Wedding Sequel

I'm trying to figure out where the cameras are. I feel like I'm starring in the sequel to Four Weddings and a Funeral, a project that could provide a nice boost to the local economy and the regional

Jun 21, 2006 at 2:06 pm

I'm trying to figure out where the cameras are. I feel like I'm starring in the sequel to Four Weddings and a Funeral, a project that could provide a nice boost to the local economy and the regional profile to counteract the struggles we seem to be having with our various development projects.

It's the story of my impending wedding, and I suppose I'm playing a somewhat major role. Let's hope my fiancee and I aren't bogging the crew down with endless bureaucratic red tape as they race around the city at a fast and furious pace documenting a life less ordinary than Hugh Grant's bumbling Brit from that romantic comedy classic.

First things first: Who wrote the script and what are they calling this movie in the making? Obviously they're working from a bigger-is-better mode, because there are a lot more than four blessed unions on the horizon.
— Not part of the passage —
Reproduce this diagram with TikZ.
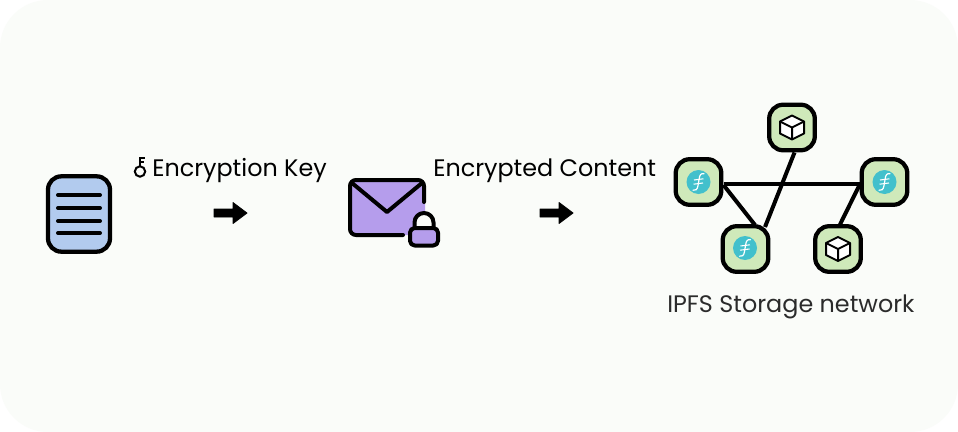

I swear every time I turn around I talk to someone planning a trip down the aisle or, like me and my beloved, up the stairs or on the patio of what I'm sure will be our favorite downtown restaurant once this project is in the can and awaiting word on the next greenlight (something cute and pitch-worthy like Maybe, Baby).

I was still living in Philly when I was carried onboard the Four Weddings express by a woman I'd been dating for a few months. (Let's call her Lisa because it's a common enough name that it could be anyone's and in fact it is her name, so that makes it easy.) She was four years older — a crucial age gap in the mid-to-late twenties stage when the woman's approaching the big 3-0 and the guy's not really approaching anything of any real consequence at all.

I would prove to be deaf, dumb and blind to all the signs at this railroad crossing. After a Saturday matinee on a rainy afternoon, we slipped inside a cab for a quick ride uptown to our favorite bookstore, and in hindsight I realize that was the exact point from which nothing would ever be the same for us again.

She'd already lived through her share of weddings and funerals and was ready to enjoy the events in-between, while I was just finding my way to the station for my first ride on the train. (I don't know about you, but I'm kinda digging this "runaway locomotive" of a metaphor.) We found ourselves bickering in the short days and weeks to come before we figured out what was going on — although I'm proud to say we didn't simply go our separate ways.

Instead we decided to remain faithful friends and share all the moments, the weddings and funerals and everything else. I remember Lisa taking the day off to sit with me as I mourned the loss of my grandmother. She held me as I cried, made me eat when I didn't have the strength to cry anymore and sent me home to help bury my nana, my angel.

I became her rock during moments of sickness in her family. During break-ups and make-ups, new loves and one-night stands, nothing could shake or break our bond.

It was like we'd taken the wedding vows and made them the contract of our friendship. Unlike the Hugh Grant and Kristin Scott Thomas characters in Four Weddings, there was no unrequited romantic longing. If anything, our relationship was practical to a fault.

It took Lisa finding her true love to trigger our spiritual connection. When she flew off years later to Cannes for the film festival, I remember sensing in the pit of my stomach the day she left that a change was gonna come. And sure enough, when she returned, she told me she met the guy who would become her husband and the father of their two adorable kids.

And now, on the cusp of my own wedding, I think of Lisa miles away in the City of Brotherly Love. I'm here, and this city is my home, the locus of my love, the scene of my big closeup. Yes, Mr. DeMille, I'm ready.

It took four weddings and a funeral to get Hugh Grant and Andie MacDowell together, and I suppose it's taken a whole lot more than that to get me on the verge of getting hitched.

Weddings and funerals, births and divorces, riotous acts and lots of Charis (grace) are just a sample of the details in this ongoing drama. And that's just the first act.